Holly Powell Lange | Jackson Free Press | Jackson, MS

Holly Powell Lange

Photo by Courtesy Volunteer Mississippi

At first glance, Holly Powell Lange seems like your average mom. Once you start talking to her, though, you realize she is actually a superwoman. Holly is not only the mother of Ford, 12, and Jake, 11. She is also the president of the Jackson Junior league, and she is the recipient of a 2013 Governor's Initiative for Volunteer Excellence Award.

Originally from Austin, Texas, Lange first moved to Jackson in 1987 to attend Millsaps College. After leaving and being away for 12 years, she and her husband, Alan Lange, returned to Jackson.

"I love the people in Jackson," she said of why she came back. "Everybody is warm and friendly and inviting. Everybody hung out together and had porch parties, and we did things that other people did."

A life-long volunteer, Lange, now 44, joined Jackson's Junior League not only because her mother was a Junior Leaguer, but because she wanted to meet other women who had a passion for making a difference the way she does.

"I wanted to get to know other women who wanted to volunteer," she said. "You can get to meet a lot of women through a lot of different capacities, whether it's through school, through work, going out having book clubs, or gardening clubs or things like that. But in the Junior League, the volunteers are sort of mission driven and similar-purpose driven. Everybody is sort of fulfilling the same mission. So it seems like like-minds getting together to accomplish a lot, and that was interesting to me."

Volunteering has always been a big part of Lange's life.

"My mother was in the Junior League, and she was a volunteer in our community in Austin. It's always been a part of what we've done. ... We just volunteer. Period. We had to do it," she said.

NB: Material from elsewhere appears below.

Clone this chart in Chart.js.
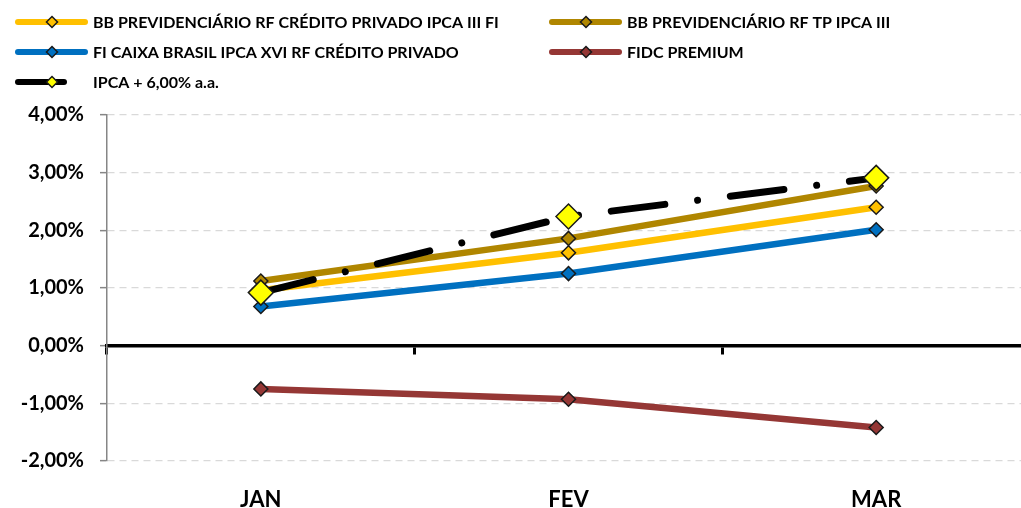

"We didn't have to do it for high school back then; you didn't have to have service hours. You just volunteered. It may have been because your mother told you to volunteer, but you learned and you kept on going and you just stuck with it. When the economy took a turn for the worse, I realized that nonprofits, especially, needed volunteer support more than ever. Fundraising was down. Their staff sizes were shrinking. Their ability to produce fundraisers was hampered by the economy. So, I stepped up my efforts to volunteer and to help recruit volunteers for nonprofits."